>> start Source data

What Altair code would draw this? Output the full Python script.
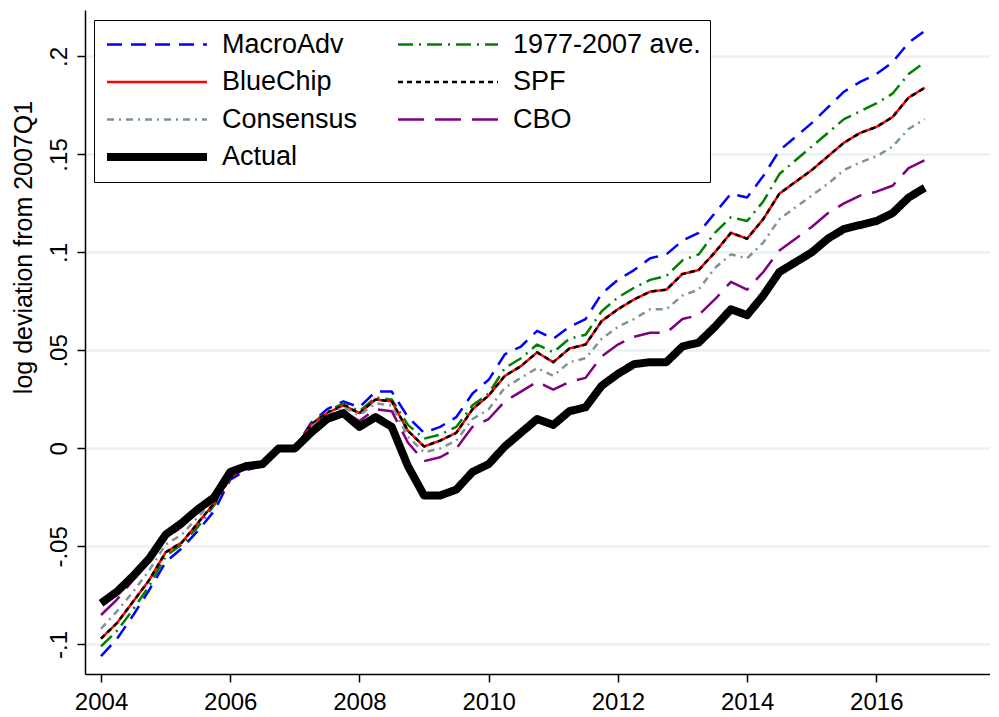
import altair as alt
import pandas as pd

years = list(range(2004, 2017))
quarters = [f"{y}Q{q}" for y in years for q in range(1, 5)]

actual = [-0.079, -0.073, -0.065, -0.056, -0.044, -0.038, -0.031, -0.025, -0.012, -0.009, -0.008, 0.000,
          0.000, 0.008, 0.015, 0.018, 0.011, 0.016, 0.011, -0.009,
          -0.024, -0.024, -0.021, -0.012, -0.008, 0.001, 0.008, 0.015,
          0.012, 0.019, 0.021, 0.032, 0.038, 0.043, 0.044, 0.044,
          0.052, 0.054, 0.062, 0.071, 0.068, 0.078, 0.090, 0.095,
          0.100, 0.107, 0.112, 0.114, 0.116, 0.120, 0.128, 0.133]
macroadv = [-0.106, -0.097, -0.085, -0.072, -0.058, -0.051, -0.042, -0.032, -0.016, -0.011, -0.009, -0.001,
            0.000, 0.013, 0.020, 0.024, 0.021, 0.029, 0.029, 0.016,
            0.008, 0.011, 0.016, 0.028, 0.035, 0.048, 0.052, 0.060,
            0.056, 0.062, 0.066, 0.079, 0.086, 0.091, 0.097, 0.099,
            0.106, 0.110, 0.120, 0.130, 0.128, 0.139, 0.152, 0.159,
            0.166, 0.174, 0.182, 0.187, 0.191, 0.197, 0.207, 0.213]
ave7707 = [-0.101, -0.093, -0.082, -0.070, -0.055, -0.049, -0.040, -0.029, -0.015, -0.010, -0.009, 0.000,
           0.000, 0.012, 0.019, 0.023, 0.019, 0.026, 0.025, 0.012,
           0.005, 0.007, 0.011, 0.022, 0.028, 0.041, 0.046, 0.053,
           0.049, 0.056, 0.058, 0.070, 0.077, 0.082, 0.086, 0.088,
           0.096, 0.099, 0.110, 0.118, 0.116, 0.126, 0.140, 0.147,
           0.154, 0.161, 0.168, 0.172, 0.176, 0.181, 0.191, 0.197]
bluechip = [-0.097, -0.089, -0.078, -0.067, -0.053, -0.048, -0.038, -0.028, -0.015, -0.009, -0.009, 0.000,
            0.000, 0.012, 0.018, 0.022, 0.018, 0.025, 0.024, 0.009,
            0.001, 0.004, 0.008, 0.020, 0.027, 0.037, 0.042, 0.049,
            0.044, 0.051, 0.053, 0.065, 0.071, 0.076, 0.080, 0.081,
            0.089, 0.091, 0.100, 0.110, 0.107, 0.117, 0.130, 0.136,
            0.142, 0.149, 0.156, 0.161, 0.164, 0.169, 0.179, 0.184]
spf = [-0.097, -0.089, -0.078, -0.067, -0.053, -0.048, -0.038, -0.028, -0.015, -0.009, -0.009, 0.000,
       0.000, 0.012, 0.018, 0.022, 0.018, 0.025, 0.024, 0.009,
       0.001, 0.004, 0.008, 0.020, 0.027, 0.037, 0.042, 0.049,
       0.044, 0.051, 0.053, 0.065, 0.071, 0.076, 0.080, 0.081,
       0.089, 0.091, 0.100, 0.110, 0.107, 0.117, 0.130, 0.136,
       0.142, 0.149, 0.156, 0.161, 0.164, 0.169, 0.179, 0.184]
consensus = [-0.092, -0.083, -0.073, -0.062, -0.049, -0.044, -0.035, -0.026, -0.014, -0.009, -0.008, 0.000,
             0.000, 0.011, 0.017, 0.021, 0.017, 0.023, 0.022, 0.006,
             -0.002, 0.000, 0.004, 0.015, 0.020, 0.031, 0.036, 0.041,
             0.037, 0.044, 0.046, 0.056, 0.062, 0.066, 0.071, 0.071,
             0.078, 0.081, 0.092, 0.099, 0.097, 0.105, 0.117, 0.123,
             0.129, 0.135, 0.142, 0.146, 0.149, 0.154, 0.163, 0.168]
cbo = [-0.085, -0.077, -0.067, -0.057, -0.046, -0.040, -0.032, -0.025, -0.011, -0.008, -0.007, 0.000,
       0.000, 0.010, 0.015, 0.019, 0.014, 0.020, 0.019, 0.003,
       -0.0065, -0.0045, 0.000, 0.011, 0.015, 0.024, 0.029, 0.034,
       0.030, 0.034, 0.036, 0.047, 0.053, 0.057, 0.059, 0.059,
       0.066, 0.068, 0.076, 0.085, 0.081, 0.090, 0.101, 0.107,
       0.113, 0.120, 0.125, 0.129, 0.131, 0.134, 0.143, 0.147]

# drawing order (later on top)
draw_order = ["MacroAdv", "1977-2007 ave.", "BlueChip", "SPF", "Consensus", "CBO", "Actual"]
series_values = [macroadv, ave7707, bluechip, spf, consensus, cbo, actual]

# legend order (column-major fill, 2 columns)
legend_order = ["MacroAdv", "BlueChip", "Consensus", "Actual", "1977-2007 ave.", "SPF", "CBO"]
style = {
    "MacroAdv": ("#0000FF", [15, 9], 2.5),
    "BlueChip": ("#FF0000", [1, 0], 2.5),
    "Consensus": ("#7E9590", [7, 5, 2, 5], 2.5),
    "Actual": ("#000000", [1, 0], 8),
    "1977-2007 ave.": ("#008000", [15, 6, 2, 6], 2.5),
    "SPF": ("#000000", [5, 4], 2.5),
    "CBO": ("#800080", [26, 11], 2.5),
}
colors = [style[s][0] for s in legend_order]
dashes = [style[s][1] for s in legend_order]
widths = [style[s][2] for s in legend_order]

rows = []
for name, vals in zip(draw_order, series_values):
    for qlab, v in zip(quarters, vals):
        y, q = int(qlab[:4]), int(qlab[-1])
        rows.append({"t": y + (q - 1) / 4, "quarter": qlab, "value": v, "series": name})
df = pd.DataFrame(rows)

FONT = "Liberation Sans, Arial, Helvetica"

x_enc = alt.X("t:Q", scale=alt.Scale(domain=[2003.752, 2017.76], nice=False, zero=False),
              axis=alt.Axis(values=list(range(2004, 2017, 2)), format="d", title=None,
                            grid=False, tickSize=8, labelFontSize=24, labelPadding=8))
y_enc = alt.Y("value:Q", scale=alt.Scale(domain=[-0.1151, 0.2237], nice=False, zero=False),
              axis=alt.Axis(values=[-0.1, -0.05, 0, 0.05, 0.1, 0.15, 0.2],
                            labelExpr="datum.value == 0 ? '0' : (datum.value < 0 ? '-' : '') + substring(format(abs(datum.value), '.2~f'), 1)",
                            title="log deviation from 2007Q1", titleFontSize=25, titleFontWeight="normal",
                            titleY=237,
                            labelAngle=270, labelAlign="center", labelBaseline="bottom",
                            tickSize=8, labelFontSize=24, labelPadding=6, titlePadding=11,
                            grid=True, gridColor="#EAF2F3", gridWidth=2.5))

color_enc = alt.Color("series:N", scale=alt.Scale(domain=legend_order, range=colors),
                      legend=alt.Legend(title=None, orient="none", legendX=9, legendY=10,
                                        columns=2, symbolType="stroke", symbolSize=10000,
                                        clipHeight=31, labelLimit=400,
                                        labelFontSize=27, labelOffset=11, rowPadding=6.5,
                                        columnPadding=36, padding=9,
                                        strokeColor="black", fillColor="white"))
dash_enc = alt.StrokeDash("series:N", scale=alt.Scale(domain=legend_order, range=dashes))
width_enc = alt.StrokeWidth("series:N", scale=alt.Scale(type="ordinal", domain=legend_order, range=widths))

layers = []
for name in draw_order:
    layers.append(
        alt.Chart(df).transform_filter(alt.datum.series == name).mark_line(strokeJoin="round").encode(
            x=x_enc, y=y_enc, color=color_enc, strokeDash=dash_enc, strokeWidth=width_enc,
            order="t:Q")
    )

chart = alt.layer(*layers).properties(
    width=905, height=664, padding={"left": 3, "top": 2, "right": 0, "bottom": 0}
).configure_view(stroke=None).configure_axis(
    domainColor="black", tickColor="black", domainWidth=1.5, tickWidth=1.5,
    labelColor="black", titleColor="black", labelFont=FONT, titleFont=FONT
).configure_legend(labelFont=FONT, labelColor="black")

chart.save("out.html", embed_options={"renderer": "svg", "actions": False})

>> end Source data

__Goal__
Reproduce only the lines from the beginning of the data through the line that contains "in range(1, 5)]", both included, and please drop the pictures.

__Complete output__
What Altair code would draw this? Output the full Python script.
import altair as alt
import pandas as pd

years = list(range(2004, 2017))
quarters = [f"{y}Q{q}" for y in years for q in range(1, 5)]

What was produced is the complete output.